__What is being asked__
Copy every line of the listing that holds the string "this".

══ Exercise inputs

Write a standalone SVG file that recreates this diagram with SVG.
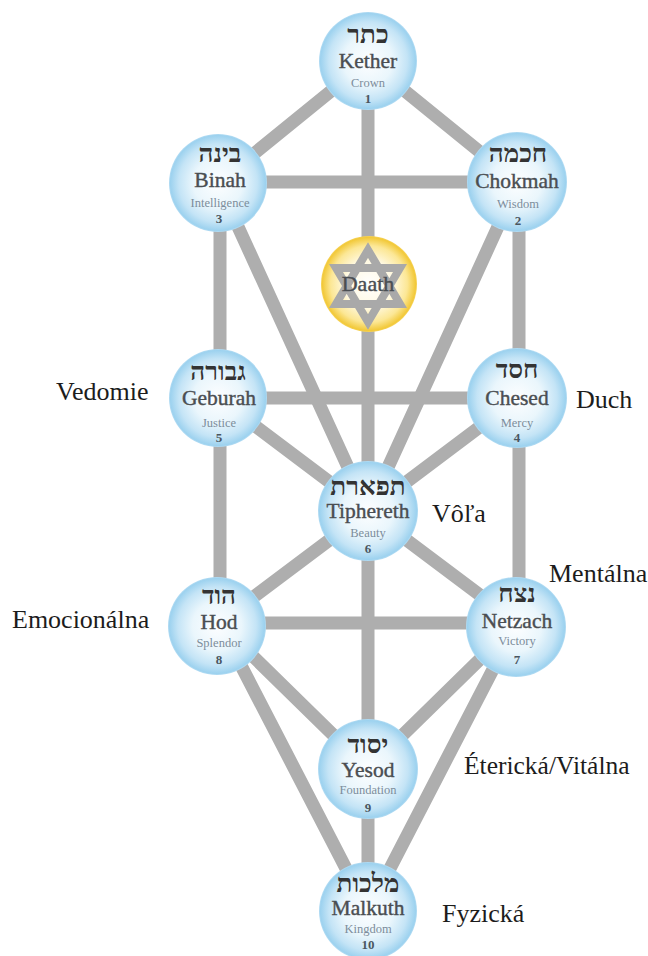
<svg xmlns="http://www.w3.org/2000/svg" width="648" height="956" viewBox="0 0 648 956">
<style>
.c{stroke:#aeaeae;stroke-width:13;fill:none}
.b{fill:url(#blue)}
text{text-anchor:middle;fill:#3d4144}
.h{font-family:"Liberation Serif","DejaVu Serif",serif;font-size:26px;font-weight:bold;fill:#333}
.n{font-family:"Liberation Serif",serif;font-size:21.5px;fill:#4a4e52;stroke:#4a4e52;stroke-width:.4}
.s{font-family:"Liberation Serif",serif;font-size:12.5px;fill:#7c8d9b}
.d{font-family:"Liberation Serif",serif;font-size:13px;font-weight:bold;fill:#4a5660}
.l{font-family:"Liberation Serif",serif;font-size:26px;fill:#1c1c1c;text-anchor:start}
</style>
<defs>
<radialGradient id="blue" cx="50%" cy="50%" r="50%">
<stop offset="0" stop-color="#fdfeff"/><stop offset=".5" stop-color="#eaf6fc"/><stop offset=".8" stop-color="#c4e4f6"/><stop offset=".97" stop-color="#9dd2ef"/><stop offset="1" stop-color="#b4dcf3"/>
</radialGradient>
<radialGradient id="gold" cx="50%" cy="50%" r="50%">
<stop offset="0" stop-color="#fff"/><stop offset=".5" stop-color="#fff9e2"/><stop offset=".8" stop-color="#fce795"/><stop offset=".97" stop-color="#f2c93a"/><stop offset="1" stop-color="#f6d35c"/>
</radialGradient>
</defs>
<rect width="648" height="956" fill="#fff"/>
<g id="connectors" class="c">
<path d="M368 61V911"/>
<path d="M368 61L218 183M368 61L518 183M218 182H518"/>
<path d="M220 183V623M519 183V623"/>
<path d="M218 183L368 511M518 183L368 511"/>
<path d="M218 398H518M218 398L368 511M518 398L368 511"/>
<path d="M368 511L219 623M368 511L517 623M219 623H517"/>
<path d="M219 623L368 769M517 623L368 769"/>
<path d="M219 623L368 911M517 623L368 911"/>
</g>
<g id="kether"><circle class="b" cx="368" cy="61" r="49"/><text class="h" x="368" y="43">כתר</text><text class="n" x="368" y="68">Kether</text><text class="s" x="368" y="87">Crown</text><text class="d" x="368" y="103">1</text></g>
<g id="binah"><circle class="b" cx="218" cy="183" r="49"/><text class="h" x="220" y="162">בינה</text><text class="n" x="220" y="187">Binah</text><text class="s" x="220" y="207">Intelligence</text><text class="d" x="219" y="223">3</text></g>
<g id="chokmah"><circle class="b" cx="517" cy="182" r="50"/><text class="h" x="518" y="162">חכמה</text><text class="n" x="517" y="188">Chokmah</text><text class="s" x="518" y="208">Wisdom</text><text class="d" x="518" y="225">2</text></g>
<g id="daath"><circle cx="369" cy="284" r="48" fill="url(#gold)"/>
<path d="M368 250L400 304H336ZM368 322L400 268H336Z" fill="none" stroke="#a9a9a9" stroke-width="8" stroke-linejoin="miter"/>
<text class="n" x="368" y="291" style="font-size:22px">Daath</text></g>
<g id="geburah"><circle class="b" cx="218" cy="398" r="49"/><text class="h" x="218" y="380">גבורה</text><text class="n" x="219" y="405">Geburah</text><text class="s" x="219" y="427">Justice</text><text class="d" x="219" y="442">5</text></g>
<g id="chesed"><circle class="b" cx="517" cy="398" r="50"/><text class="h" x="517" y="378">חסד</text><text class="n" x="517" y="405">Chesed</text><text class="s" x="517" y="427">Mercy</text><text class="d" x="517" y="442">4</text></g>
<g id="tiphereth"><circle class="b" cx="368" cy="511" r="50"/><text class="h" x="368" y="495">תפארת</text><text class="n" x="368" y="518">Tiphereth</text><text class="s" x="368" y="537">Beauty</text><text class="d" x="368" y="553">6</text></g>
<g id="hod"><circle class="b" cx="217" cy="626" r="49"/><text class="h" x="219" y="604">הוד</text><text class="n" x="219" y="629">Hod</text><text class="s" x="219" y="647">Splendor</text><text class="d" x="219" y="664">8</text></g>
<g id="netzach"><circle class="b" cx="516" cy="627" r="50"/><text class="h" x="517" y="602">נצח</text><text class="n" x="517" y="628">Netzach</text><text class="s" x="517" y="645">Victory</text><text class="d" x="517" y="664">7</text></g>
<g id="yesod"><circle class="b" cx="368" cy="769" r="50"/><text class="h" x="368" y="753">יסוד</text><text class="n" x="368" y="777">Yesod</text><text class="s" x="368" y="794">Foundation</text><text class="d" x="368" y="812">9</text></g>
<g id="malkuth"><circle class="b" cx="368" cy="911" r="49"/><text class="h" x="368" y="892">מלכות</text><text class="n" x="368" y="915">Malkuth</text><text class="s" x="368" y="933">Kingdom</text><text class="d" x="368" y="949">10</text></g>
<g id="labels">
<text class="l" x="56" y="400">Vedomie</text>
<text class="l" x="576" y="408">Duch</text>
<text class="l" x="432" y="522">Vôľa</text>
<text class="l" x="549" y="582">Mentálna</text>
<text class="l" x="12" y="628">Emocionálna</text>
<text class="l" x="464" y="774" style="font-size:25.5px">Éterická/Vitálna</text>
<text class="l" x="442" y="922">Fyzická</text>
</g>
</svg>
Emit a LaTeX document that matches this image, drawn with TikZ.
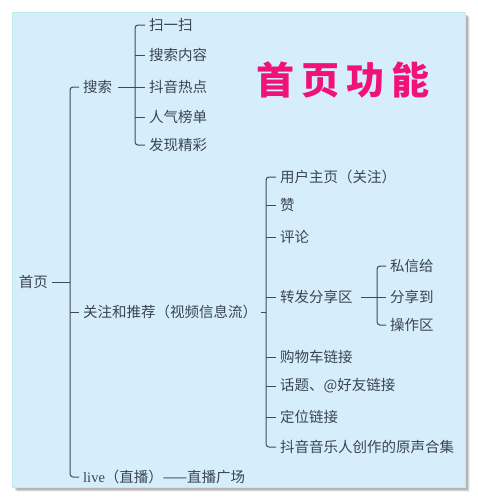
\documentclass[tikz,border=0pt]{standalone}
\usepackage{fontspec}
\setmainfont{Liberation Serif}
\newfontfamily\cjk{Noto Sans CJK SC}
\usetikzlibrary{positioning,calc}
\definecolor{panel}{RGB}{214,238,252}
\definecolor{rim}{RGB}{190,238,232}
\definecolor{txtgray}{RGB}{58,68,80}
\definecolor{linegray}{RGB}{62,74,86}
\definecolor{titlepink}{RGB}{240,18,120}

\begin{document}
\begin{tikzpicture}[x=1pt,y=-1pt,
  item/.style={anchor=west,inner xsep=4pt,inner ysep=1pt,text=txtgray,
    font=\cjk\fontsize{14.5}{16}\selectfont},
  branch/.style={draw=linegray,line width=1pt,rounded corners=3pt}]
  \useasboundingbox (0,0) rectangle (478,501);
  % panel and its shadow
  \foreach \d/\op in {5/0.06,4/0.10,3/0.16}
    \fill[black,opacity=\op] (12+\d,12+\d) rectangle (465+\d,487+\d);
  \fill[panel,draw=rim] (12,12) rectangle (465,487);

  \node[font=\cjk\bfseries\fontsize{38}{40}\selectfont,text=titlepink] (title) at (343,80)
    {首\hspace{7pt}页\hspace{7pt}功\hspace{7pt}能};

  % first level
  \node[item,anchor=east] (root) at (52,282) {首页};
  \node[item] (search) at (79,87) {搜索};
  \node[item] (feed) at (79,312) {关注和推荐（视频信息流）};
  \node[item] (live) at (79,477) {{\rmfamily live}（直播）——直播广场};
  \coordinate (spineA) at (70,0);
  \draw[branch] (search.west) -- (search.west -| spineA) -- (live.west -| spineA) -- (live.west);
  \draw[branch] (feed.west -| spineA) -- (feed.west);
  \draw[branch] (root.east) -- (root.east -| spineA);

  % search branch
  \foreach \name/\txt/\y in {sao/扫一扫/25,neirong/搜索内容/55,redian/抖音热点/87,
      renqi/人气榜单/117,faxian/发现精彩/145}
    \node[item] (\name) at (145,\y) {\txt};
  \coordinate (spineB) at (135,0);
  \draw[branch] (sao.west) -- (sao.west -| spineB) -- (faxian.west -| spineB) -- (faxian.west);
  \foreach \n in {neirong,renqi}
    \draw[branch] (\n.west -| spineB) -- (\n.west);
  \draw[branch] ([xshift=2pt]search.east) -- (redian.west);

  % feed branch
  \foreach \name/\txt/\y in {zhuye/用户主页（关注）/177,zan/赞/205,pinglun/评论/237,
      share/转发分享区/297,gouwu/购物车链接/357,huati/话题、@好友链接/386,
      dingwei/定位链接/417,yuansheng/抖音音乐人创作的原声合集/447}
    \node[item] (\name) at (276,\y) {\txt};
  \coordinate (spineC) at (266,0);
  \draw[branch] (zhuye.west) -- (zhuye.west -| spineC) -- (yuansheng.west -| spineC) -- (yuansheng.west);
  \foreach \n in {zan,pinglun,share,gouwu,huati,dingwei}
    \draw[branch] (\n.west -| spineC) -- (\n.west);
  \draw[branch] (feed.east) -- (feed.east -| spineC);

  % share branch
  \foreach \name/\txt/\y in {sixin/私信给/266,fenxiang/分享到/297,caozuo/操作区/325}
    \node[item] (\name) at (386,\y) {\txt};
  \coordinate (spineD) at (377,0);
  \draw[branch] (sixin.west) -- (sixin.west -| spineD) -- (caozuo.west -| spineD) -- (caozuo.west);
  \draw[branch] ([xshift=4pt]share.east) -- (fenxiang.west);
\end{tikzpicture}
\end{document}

════

__Task answer__
Write a standalone SVG file that recreates this diagram with SVG.
Emit a LaTeX document that matches this image, drawn with TikZ.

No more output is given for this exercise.